Михайловский и Успенский были два моих первых учителя. Я ездил в Чудово к Глебу Ивановичу и проговорил с ним всю ночь напролет о том, что тогда занимало меня больше всего, – о религиозном смысле жизни. Он доказывал мне, что следует искать его в миросозерцании народном, во «власти земли». <…> В том же году, летом, я ездил по Волге, по Каме, в Уфимскую и Оренбургскую губернии, ходил пешком по деревням, беседовал с крестьянами, собирал и записывал наблюдения. <…> Я смутно почувствовал, что позитивное народничество для меня еще не полная истина. Но все-таки намеревался по окончании университета «уйти в народ», сделаться сельским учителем. <…> В «народничестве» моем много было ребяческого, легкомысленного, но все же искреннего, и я рад, что оно было (курсив автора. – Е.А.) в моей жизни и не прошло для меня бесследно32.

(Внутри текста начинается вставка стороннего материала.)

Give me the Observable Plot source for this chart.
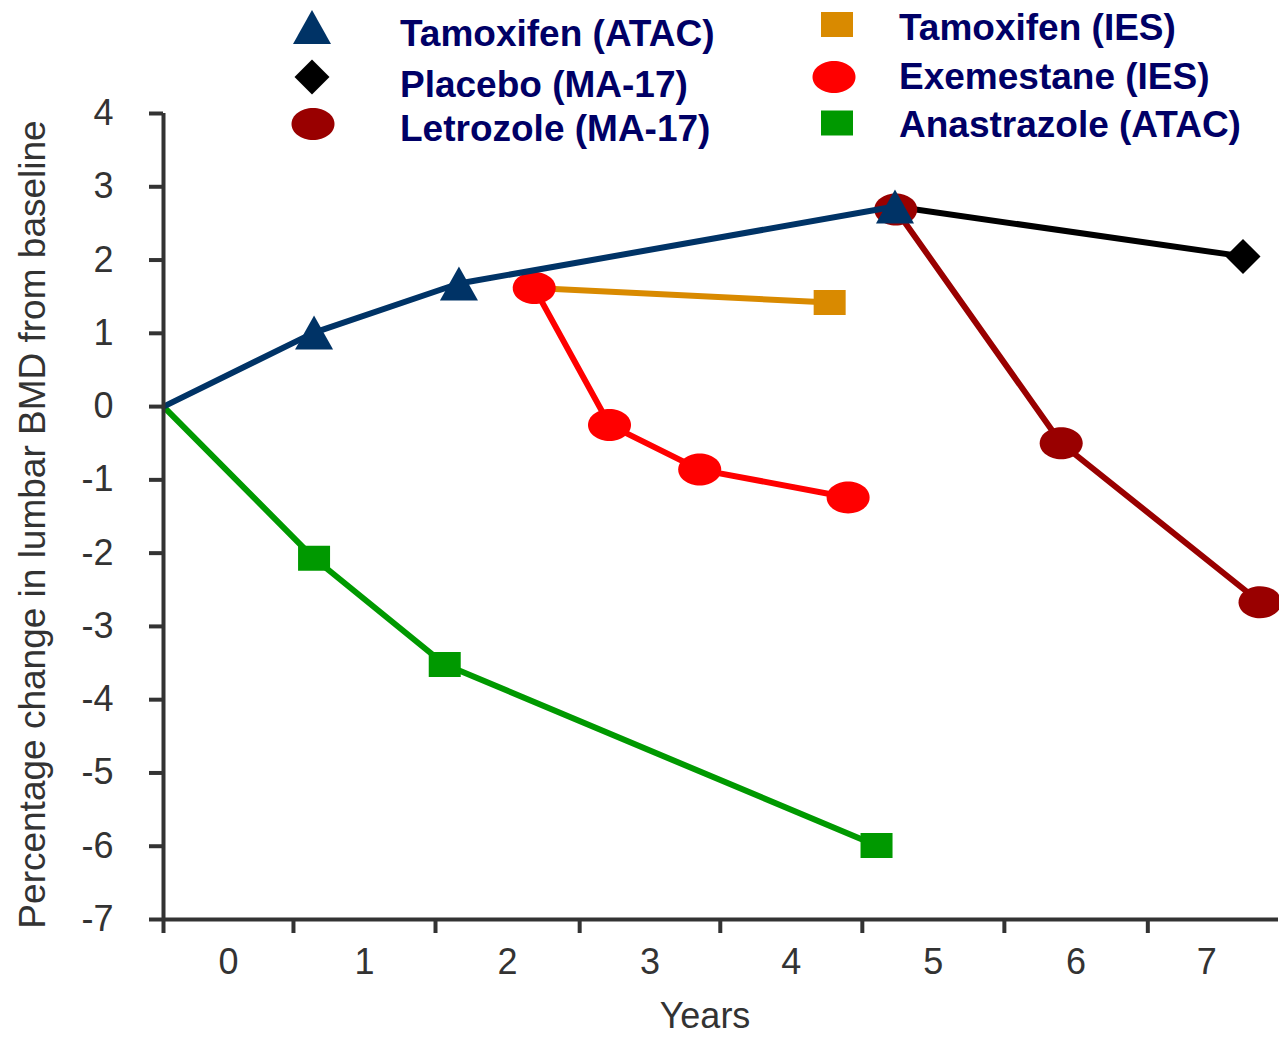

А на другом полюсе «нового идеализма», в творчестве Вл. Соловьева, налицо сильнейшее влияние со стороны Н.Г. Чернышевского, радикальный социологизм которого философ считал «первым шагом к положительной эстетике»33.

Еще одним обстоятельством, сообщавшим диалогу модернистов с классиками остроту и неоднозначность, была сама эстетическая природа вершинных достижений русского реализма, универсальный характер которого предполагал живую взаимосвязь не только с романтизмом и Просвещением, но также с глубинными религиозными пластами отечественной культуры. Производное от эпохи промышленного капитализма секулярное научно-позитивистское мировоззрение, определившее эстетику и поэтику, например, французского романа второй половины XIX в. и явственно отразившееся в творчестве Э. Золя, отвергалось в его антропологическом измерении Достоевским и Толстым, которые противопоставили ему индивидуальные художественные версии христианского этоса34. Спустя поколение это заставило теоретиков нового искусства, прежде всего Мережковского, не «отрицать» и «оспаривать» реализм в целом, а сложно апроприировать его наследие, как бы «переименовывая» наивысшие достижения русских реалистов XIX столетия в ранние прецеденты «символизма», в подчинении у которого, таким образом, оказывалось все «истинное» искусство вообще. Отвергнув эстетику шестидесятников и народников, но приняв Тургенева, Гончарова, Достоевского и Толстого за «своих», Мережковский в своем манифесте 1892 г. наметил тот канал эстетической связи, который неизбежно приводил его к русскому романтизму, «идеальное» начало которого унаследовали классики середины – конца XIX в.

Наконец, в своем поэтологическом измерении эпохальное сознание нового искусства, когда, по Бахтину (не только исследователю литературы, но и мыслителю, всецело принадлежавшему ее определенному этапу), «у каждого смысла будет свой праздник возрождения»35, приводило к острому кризису репрезентативности отдельного текста36, а в рамках неклассической поэтики – всего отдельного и дискретного вообще37. Буквально каждый поэт прошлого мог предстать в этой новой рецептивной парадигме «современником». Наиболее последовательно данная тенденция была реализована в неотрадиционализме, продуктивной ветви постсимволизма, яркими представителями которого были Б.Л. Пастернак, М.А. Булгаков, В.В. Набоков и др. По наблюдению В.И. Тюпы, само понимание природы художественного слова в нем предполагало предельную интенсификацию работы рецептивных механизмов культуры:

Неотрадициональная культурная практика есть «деятельность на началах нравственной ответственности каждого перед <…> реальностью, которой он причастен лично». С этих позиций всякое художественное высказывание представляется ответственным поступком, который побуждает и направляет рецептивную деятельность другого сознания <…>.